#### [Aim of the exercise]
Write out each line that follows exactly as it stands, without the pictures.

#### [Information provided]
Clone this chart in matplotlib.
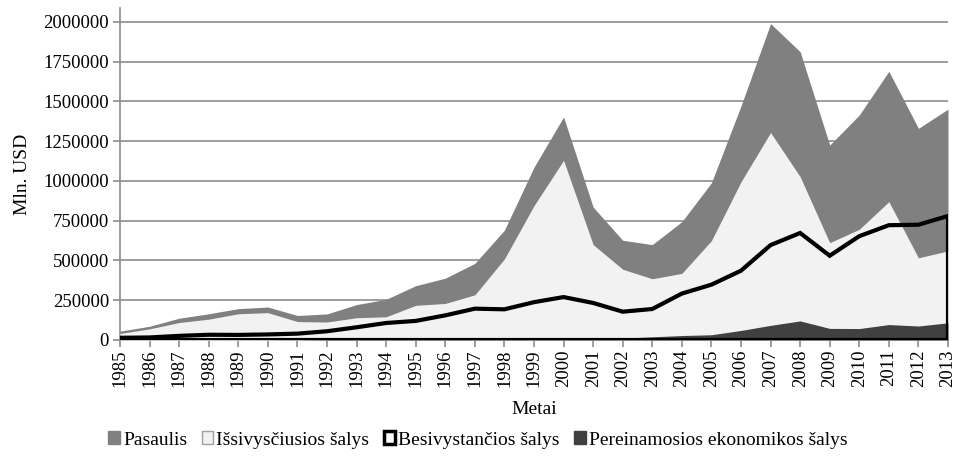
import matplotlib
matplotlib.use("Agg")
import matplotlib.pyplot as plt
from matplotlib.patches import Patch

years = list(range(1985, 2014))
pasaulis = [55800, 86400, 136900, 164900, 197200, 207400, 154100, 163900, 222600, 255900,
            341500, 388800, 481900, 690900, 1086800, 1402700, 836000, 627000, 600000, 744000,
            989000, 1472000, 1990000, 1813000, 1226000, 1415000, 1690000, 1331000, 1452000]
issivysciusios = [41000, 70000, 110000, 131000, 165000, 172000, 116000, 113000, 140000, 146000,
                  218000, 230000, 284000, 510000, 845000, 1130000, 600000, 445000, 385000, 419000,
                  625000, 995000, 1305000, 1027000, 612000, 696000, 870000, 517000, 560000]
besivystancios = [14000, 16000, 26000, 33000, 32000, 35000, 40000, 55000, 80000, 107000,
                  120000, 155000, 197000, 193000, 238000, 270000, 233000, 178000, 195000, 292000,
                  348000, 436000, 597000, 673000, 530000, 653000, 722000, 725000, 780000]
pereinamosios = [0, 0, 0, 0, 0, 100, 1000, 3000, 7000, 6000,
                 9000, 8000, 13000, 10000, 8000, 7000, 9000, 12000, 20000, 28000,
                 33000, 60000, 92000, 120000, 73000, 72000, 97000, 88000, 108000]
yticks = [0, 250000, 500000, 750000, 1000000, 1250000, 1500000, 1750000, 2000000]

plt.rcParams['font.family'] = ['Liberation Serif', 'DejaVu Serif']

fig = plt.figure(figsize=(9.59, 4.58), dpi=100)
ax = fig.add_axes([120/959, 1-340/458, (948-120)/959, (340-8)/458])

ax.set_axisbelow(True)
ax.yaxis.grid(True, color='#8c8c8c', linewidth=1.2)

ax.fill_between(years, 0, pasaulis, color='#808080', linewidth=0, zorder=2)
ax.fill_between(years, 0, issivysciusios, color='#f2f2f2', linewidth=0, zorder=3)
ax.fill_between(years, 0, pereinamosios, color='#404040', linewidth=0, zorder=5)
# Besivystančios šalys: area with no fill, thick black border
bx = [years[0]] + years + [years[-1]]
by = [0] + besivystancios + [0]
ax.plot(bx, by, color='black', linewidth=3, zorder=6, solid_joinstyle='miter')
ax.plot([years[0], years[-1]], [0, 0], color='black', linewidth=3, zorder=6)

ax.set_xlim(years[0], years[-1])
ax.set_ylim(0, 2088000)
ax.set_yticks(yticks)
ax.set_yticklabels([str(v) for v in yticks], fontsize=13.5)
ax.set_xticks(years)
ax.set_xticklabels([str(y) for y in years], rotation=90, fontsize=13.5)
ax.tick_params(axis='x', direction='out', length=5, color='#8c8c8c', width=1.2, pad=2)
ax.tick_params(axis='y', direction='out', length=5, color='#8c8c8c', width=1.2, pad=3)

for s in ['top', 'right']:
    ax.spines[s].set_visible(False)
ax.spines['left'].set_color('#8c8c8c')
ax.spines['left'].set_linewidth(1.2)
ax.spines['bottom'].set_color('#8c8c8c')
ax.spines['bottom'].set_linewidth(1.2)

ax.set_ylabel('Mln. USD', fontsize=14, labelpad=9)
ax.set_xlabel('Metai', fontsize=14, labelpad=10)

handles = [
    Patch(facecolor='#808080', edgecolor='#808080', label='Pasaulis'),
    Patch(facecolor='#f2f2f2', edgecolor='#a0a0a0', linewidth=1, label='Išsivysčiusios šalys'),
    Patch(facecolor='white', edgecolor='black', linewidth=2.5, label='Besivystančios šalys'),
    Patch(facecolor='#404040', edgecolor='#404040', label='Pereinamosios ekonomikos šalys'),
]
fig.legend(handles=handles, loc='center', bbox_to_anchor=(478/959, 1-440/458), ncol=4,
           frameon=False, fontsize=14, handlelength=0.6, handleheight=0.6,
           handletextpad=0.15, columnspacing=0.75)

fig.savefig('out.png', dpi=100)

#### [Final result]
Clone this chart in matplotlib.
import matplotlib
matplotlib.use("Agg")
import matplotlib.pyplot as plt
from matplotlib.patches import Patch

years = list(range(1985, 2014))
pasaulis = [55800, 86400, 136900, 164900, 197200, 207400, 154100, 163900, 222600, 255900,
            341500, 388800, 481900, 690900, 1086800, 1402700, 836000, 627000, 600000, 744000,
            989000, 1472000, 1990000, 1813000, 1226000, 1415000, 1690000, 1331000, 1452000]
issivysciusios = [41000, 70000, 110000, 131000, 165000, 172000, 116000, 113000, 140000, 146000,
                  218000, 230000, 284000, 510000, 845000, 1130000, 600000, 445000, 385000, 419000,
                  625000, 995000, 1305000, 1027000, 612000, 696000, 870000, 517000, 560000]
besivystancios = [14000, 16000, 26000, 33000, 32000, 35000, 40000, 55000, 80000, 107000,
                  120000, 155000, 197000, 193000, 238000, 270000, 233000, 178000, 195000, 292000,
                  348000, 436000, 597000, 673000, 530000, 653000, 722000, 725000, 780000]
pereinamosios = [0, 0, 0, 0, 0, 100, 1000, 3000, 7000, 6000,
                 9000, 8000, 13000, 10000, 8000, 7000, 9000, 12000, 20000, 28000,
                 33000, 60000, 92000, 120000, 73000, 72000, 97000, 88000, 108000]
yticks = [0, 250000, 500000, 750000, 1000000, 1250000, 1500000, 1750000, 2000000]

plt.rcParams['font.family'] = ['Liberation Serif', 'DejaVu Serif']

fig = plt.figure(figsize=(9.59, 4.58), dpi=100)
ax = fig.add_axes([120/959, 1-340/458, (948-120)/959, (340-8)/458])

ax.set_axisbelow(True)
ax.yaxis.grid(True, color='#8c8c8c', linewidth=1.2)

ax.fill_between(years, 0, pasaulis, color='#808080', linewidth=0, zorder=2)
ax.fill_between(years, 0, issivysciusios, color='#f2f2f2', linewidth=0, zorder=3)
ax.fill_between(years, 0, pereinamosios, color='#404040', linewidth=0, zorder=5)
# Besivystančios šalys: area with no fill, thick black border
bx = [years[0]] + years + [years[-1]]
by = [0] + besivystancios + [0]
ax.plot(bx, by, color='black', linewidth=3, zorder=6, solid_joinstyle='miter')
ax.plot([years[0], years[-1]], [0, 0], color='black', linewidth=3, zorder=6)

ax.set_xlim(years[0], years[-1])
ax.set_ylim(0, 2088000)
ax.set_yticks(yticks)
ax.set_yticklabels([str(v) for v in yticks], fontsize=13.5)
ax.set_xticks(years)
ax.set_xticklabels([str(y) for y in years], rotation=90, fontsize=13.5)
ax.tick_params(axis='x', direction='out', length=5, color='#8c8c8c', width=1.2, pad=2)
ax.tick_params(axis='y', direction='out', length=5, color='#8c8c8c', width=1.2, pad=3)

for s in ['top', 'right']:
    ax.spines[s].set_visible(False)
ax.spines['left'].set_color('#8c8c8c')
ax.spines['left'].set_linewidth(1.2)
ax.spines['bottom'].set_color('#8c8c8c')
ax.spines['bottom'].set_linewidth(1.2)

ax.set_ylabel('Mln. USD', fontsize=14, labelpad=9)
ax.set_xlabel('Metai', fontsize=14, labelpad=10)

handles = [
    Patch(facecolor='#808080', edgecolor='#808080', label='Pasaulis'),
    Patch(facecolor='#f2f2f2', edgecolor='#a0a0a0', linewidth=1, label='Išsivysčiusios šalys'),
    Patch(facecolor='white', edgecolor='black', linewidth=2.5, label='Besivystančios šalys'),
    Patch(facecolor='#404040', edgecolor='#404040', label='Pereinamosios ekonomikos šalys'),
]
fig.legend(handles=handles, loc='center', bbox_to_anchor=(478/959, 1-440/458), ncol=4,
           frameon=False, fontsize=14, handlelength=0.6, handleheight=0.6,
           handletextpad=0.15, columnspacing=0.75)

fig.savefig('out.png', dpi=100)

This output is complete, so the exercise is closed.